╭─ Data

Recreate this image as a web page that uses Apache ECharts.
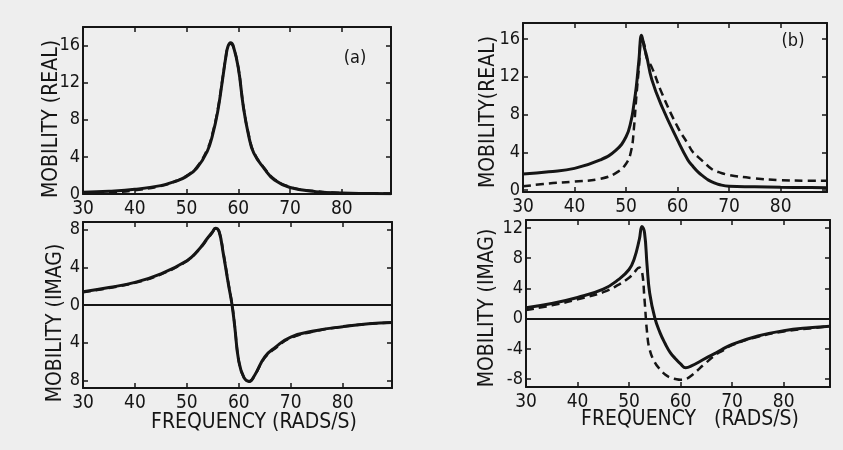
<!DOCTYPE html>
<html>
<head>
<meta charset="utf-8">
<script src="https://cdn.jsdelivr.net/npm/echarts@6/dist/echarts.min.js"></script>
<style>
  html, body { margin: 0; padding: 0; background: #eeeeee; }
  #chart { width: 843px; height: 450px; }
</style>
</head>
<body>
<div id="chart"></div>
<script>
// (a) real part
const aRealFreq = [30, 35, 40, 45, 48, 50, 52, 54, 55, 56, 57, 57.6, 58, 58.5, 59, 60, 61, 62, 63, 65, 67, 70, 75, 80, 85, 89.5]
const aRealSolid = [0.2, 0.3, 0.5, 0.9, 1.4, 1.9, 2.8, 4.6, 6.3, 8.8, 12.5, 14.8, 15.9, 16.3, 16.0, 13.6, 9.3, 6.3, 4.4, 2.75, 1.5, 0.7, 0.25, 0.1, 0.05, 0.03]
const aRealDash = [0.05, 0.15, 0.4, 0.85, 1.4, 1.95, 2.9, 4.8, 6.5, 9.0, 12.6, 14.8, 15.9, 16.2, 15.9, 13.6, 9.4, 6.4, 4.5, 2.8, 1.6, 0.75, 0.3, 0.1, 0.05, 0.05]

// (a) imaginary part
const aImagFreq = [30, 35, 40, 45, 50, 52, 54, 55, 55.5, 56.2, 57, 58, 58.7, 59.2, 60, 61, 62, 63, 65, 67, 70, 75, 80, 85, 89.5]
const aImagSolid = [1.4, 1.85, 2.4, 3.3, 4.7, 5.7, 7.1, 7.8, 8.15, 7.8, 5.5, 2.2, 0, -2.2, -6.0, -7.7, -8.1, -7.5, -5.5, -4.5, -3.4, -2.7, -2.3, -2.0, -1.85]
const aImagDash = [1.35, 1.8, 2.35, 3.25, 4.65, 5.65, 7.0, 7.75, 8.1, 7.8, 5.6, 2.3, 0.1, -2.1, -5.9, -7.7, -8.1, -7.5, -5.6, -4.6, -3.5, -2.75, -2.3, -2.0, -1.85]

// (b) real part
const bRealFreq = [30, 35, 40, 45, 48, 50, 51, 51.5, 52, 52.5, 53, 53.5, 54, 55, 57, 60, 62, 63, 64, 65, 66, 67, 68, 70, 75, 80, 85, 89]
const bRealSolid = [1.7, 1.95, 2.3, 3.2, 4.2, 5.65, 7.4, 9.0, 11.0, 13.8, 16.4, 15.2, 14.2, 11.7, 8.8, 5.3, 3.2, 2.5, 1.9, 1.45, 1.06, 0.8, 0.6, 0.4, 0.35, 0.3, 0.27, 0.25]
const bRealDash = [0.4, 0.7, 0.9, 1.2, 1.8, 2.8, 4.2, 6.4, 9.9, 13.0, 15.9, 15.5, 14.0, 13.0, 10.2, 6.7, 4.9, 4.0, 3.5, 3.0, 2.5, 2.1, 1.9, 1.6, 1.25, 1.06, 1.0, 1.0]

// (b) imaginary part
const bImagFreq = [30, 35, 40, 45, 48, 50, 51, 52, 52.5, 53, 53.5, 54, 55, 56, 57, 58, 59, 60, 61, 62, 65, 67, 68, 70, 75, 80, 85, 89]
const bImagSolid = [1.45, 2.0, 2.8, 3.9, 5.2, 6.5, 7.9, 10.5, 12.2, 11.4, 7.0, 3.4, 0.1, -1.85, -3.3, -4.5, -5.3, -6.0, -6.5, -6.3, -5.2, -4.5, -4.1, -3.4, -2.3, -1.6, -1.2, -1.0]
const bImagDash = [1.15, 1.75, 2.55, 3.5, 4.5, 5.4, 6.1, 6.75, 6.3, 2.55, -1.85, -4.1, -5.8, -6.7, -7.4, -7.8, -8.0, -8.1, -8.0, -7.6, -5.8, -4.7, -4.3, -3.5, -2.4, -1.7, -1.3, -1.0]

const xTicks = [30, 40, 50, 60, 70, 80]
const realTicks = [0, 4, 8, 12, 16]
const aImagTicks = [-8, -4, 0, 4, 8]
const bImagTicks = [-8, -4, 0, 4, 8, 12]

const INK = '#151515'
const FONT = "'DejaVu Sans Condensed', 'Liberation Sans', sans-serif"

const zip = (xs, ys) => xs.map((x, i) => [x, ys[i]])

const axisLine = { onZero: false, lineStyle: { color: INK, width: 2 } }
const tickStyle = { color: INK, width: 1.5 }

const makeX = (gridIndex, max, position, labels) => ({
  type: 'value',
  gridIndex,
  min: 30,
  max,
  position,
  axisLine,
  axisTick: { inside: true, length: 5, customValues: xTicks, lineStyle: tickStyle },
  axisLabel: {
    show: labels,
    customValues: xTicks,
    color: INK,
    fontSize: 19,
    fontFamily: FONT,
    margin: 6
  },
  splitLine: { show: false }
})

const makeY = (gridIndex, min, max, ticks, position, labels, fmt) => ({
  type: 'value',
  gridIndex,
  min,
  max,
  position,
  axisLine,
  axisTick: { inside: true, length: 5, customValues: ticks, lineStyle: tickStyle },
  axisLabel: {
    show: labels,
    customValues: ticks,
    color: INK,
    fontSize: 18,
    fontFamily: FONT,
    margin: 3,
    formatter: fmt
  },
  splitLine: { show: false }
})

const zeroLine = {
  silent: true,
  symbol: 'none',
  label: { show: false },
  lineStyle: { color: INK, width: 2, type: 'solid' },
  data: [{ yAxis: 0 }]
}

const curve = (idx, data, dashed, withZero) => ({
  type: 'line',
  xAxisIndex: idx,
  yAxisIndex: idx,
  data,
  showSymbol: false,
  smooth: 0.45,
  lineStyle: dashed
    ? { color: INK, width: 2.5, type: [8, 5] }
    : { color: INK, width: 3 },
  markLine: withZero ? zeroLine : undefined,
  z: dashed ? 2 : 3
})

const titleText = (x, y, text, rotate, size) => ({
  type: 'text',
  x,
  y,
  rotation: rotate ? Math.PI / 2 : 0,
  style: {
    text,
    fill: INK,
    font: size + 'px ' + FONT,
    textAlign: 'center',
    textVerticalAlign: 'middle'
  }
})

const chart = echarts.init(document.getElementById('chart'))

chart.setOption({
  animation: false,
  backgroundColor: '#eeeeee',
  grid: [
    { left: 83, top: 27, width: 308, height: 167 },
    { left: 83, top: 222, width: 309, height: 166 },
    { left: 523, top: 23, width: 304, height: 169 },
    { left: 526, top: 220, width: 304, height: 167 }
  ],
  xAxis: [
    makeX(0, 89.5, 'bottom', true), makeX(0, 89.5, 'top', false),
    makeX(1, 89.5, 'bottom', true), makeX(1, 89.5, 'top', false),
    makeX(2, 89, 'bottom', true), makeX(2, 89, 'top', false),
    makeX(3, 89, 'bottom', true), makeX(3, 89, 'top', false)
  ],
  yAxis: [
    makeY(0, 0, 18, realTicks, 'left', true), makeY(0, 0, 18, realTicks, 'right', false),
    makeY(1, -8.8, 8.8, aImagTicks, 'left', true, v => String(Math.abs(v))),
    makeY(1, -8.8, 8.8, aImagTicks, 'right', false),
    makeY(2, -0.2, 17.7, realTicks, 'left', true), makeY(2, -0.2, 17.7, realTicks, 'right', false),
    makeY(3, -9.05, 13.05, bImagTicks, 'left', true), makeY(3, -9.05, 13.05, bImagTicks, 'right', false)
  ],
  series: [
    curve(0, zip(aRealFreq, aRealDash), true),
    curve(0, zip(aRealFreq, aRealSolid), false),
    curve(2, zip(aImagFreq, aImagDash), true),
    curve(2, zip(aImagFreq, aImagSolid), false, true),
    curve(4, zip(bRealFreq, bRealDash), true),
    curve(4, zip(bRealFreq, bRealSolid), false),
    curve(6, zip(bImagFreq, bImagDash), true),
    curve(6, zip(bImagFreq, bImagSolid), false, true)
  ],
  graphic: [
    titleText(52, 119, 'MOBILITY (REAL)', true, 21),
    titleText(56, 323, 'MOBILITY (IMAG)', true, 21),
    titleText(489, 112, 'MOBILITY(REAL)', true, 21),
    titleText(488, 308, 'MOBILITY (IMAG)', true, 21),
    titleText(254, 423, 'FREQUENCY (RADS/S)', false, 21),
    titleText(690, 420, 'FREQUENCY   (RADS/S)', false, 21),
    titleText(355, 58, '(a)', false, 18),
    titleText(793, 41, '(b)', false, 18)
  ]
})
</script>
</body>
</html>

╰─

Everything from the first line to the line with "-1.7, -1.3, -1.0]" must be repeated exactly, and nothing else. Leave the pictures out.

Recreate this image as a web page that uses Apache ECharts.
<!DOCTYPE html>
<html>
<head>
<meta charset="utf-8">
<script src="https://cdn.jsdelivr.net/npm/echarts@6/dist/echarts.min.js"></script>
<style>
  html, body { margin: 0; padding: 0; background: #eeeeee; }
  #chart { width: 843px; height: 450px; }
</style>
</head>
<body>
<div id="chart"></div>
<script>
// (a) real part
const aRealFreq = [30, 35, 40, 45, 48, 50, 52, 54, 55, 56, 57, 57.6, 58, 58.5, 59, 60, 61, 62, 63, 65, 67, 70, 75, 80, 85, 89.5]
const aRealSolid = [0.2, 0.3, 0.5, 0.9, 1.4, 1.9, 2.8, 4.6, 6.3, 8.8, 12.5, 14.8, 15.9, 16.3, 16.0, 13.6, 9.3, 6.3, 4.4, 2.75, 1.5, 0.7, 0.25, 0.1, 0.05, 0.03]
const aRealDash = [0.05, 0.15, 0.4, 0.85, 1.4, 1.95, 2.9, 4.8, 6.5, 9.0, 12.6, 14.8, 15.9, 16.2, 15.9, 13.6, 9.4, 6.4, 4.5, 2.8, 1.6, 0.75, 0.3, 0.1, 0.05, 0.05]

// (a) imaginary part
const aImagFreq = [30, 35, 40, 45, 50, 52, 54, 55, 55.5, 56.2, 57, 58, 58.7, 59.2, 60, 61, 62, 63, 65, 67, 70, 75, 80, 85, 89.5]
const aImagSolid = [1.4, 1.85, 2.4, 3.3, 4.7, 5.7, 7.1, 7.8, 8.15, 7.8, 5.5, 2.2, 0, -2.2, -6.0, -7.7, -8.1, -7.5, -5.5, -4.5, -3.4, -2.7, -2.3, -2.0, -1.85]
const aImagDash = [1.35, 1.8, 2.35, 3.25, 4.65, 5.65, 7.0, 7.75, 8.1, 7.8, 5.6, 2.3, 0.1, -2.1, -5.9, -7.7, -8.1, -7.5, -5.6, -4.6, -3.5, -2.75, -2.3, -2.0, -1.85]

// (b) real part
const bRealFreq = [30, 35, 40, 45, 48, 50, 51, 51.5, 52, 52.5, 53, 53.5, 54, 55, 57, 60, 62, 63, 64, 65, 66, 67, 68, 70, 75, 80, 85, 89]
const bRealSolid = [1.7, 1.95, 2.3, 3.2, 4.2, 5.65, 7.4, 9.0, 11.0, 13.8, 16.4, 15.2, 14.2, 11.7, 8.8, 5.3, 3.2, 2.5, 1.9, 1.45, 1.06, 0.8, 0.6, 0.4, 0.35, 0.3, 0.27, 0.25]
const bRealDash = [0.4, 0.7, 0.9, 1.2, 1.8, 2.8, 4.2, 6.4, 9.9, 13.0, 15.9, 15.5, 14.0, 13.0, 10.2, 6.7, 4.9, 4.0, 3.5, 3.0, 2.5, 2.1, 1.9, 1.6, 1.25, 1.06, 1.0, 1.0]

// (b) imaginary part
const bImagFreq = [30, 35, 40, 45, 48, 50, 51, 52, 52.5, 53, 53.5, 54, 55, 56, 57, 58, 59, 60, 61, 62, 65, 67, 68, 70, 75, 80, 85, 89]
const bImagSolid = [1.45, 2.0, 2.8, 3.9, 5.2, 6.5, 7.9, 10.5, 12.2, 11.4, 7.0, 3.4, 0.1, -1.85, -3.3, -4.5, -5.3, -6.0, -6.5, -6.3, -5.2, -4.5, -4.1, -3.4, -2.3, -1.6, -1.2, -1.0]
const bImagDash = [1.15, 1.75, 2.55, 3.5, 4.5, 5.4, 6.1, 6.75, 6.3, 2.55, -1.85, -4.1, -5.8, -6.7, -7.4, -7.8, -8.0, -8.1, -8.0, -7.6, -5.8, -4.7, -4.3, -3.5, -2.4, -1.7, -1.3, -1.0]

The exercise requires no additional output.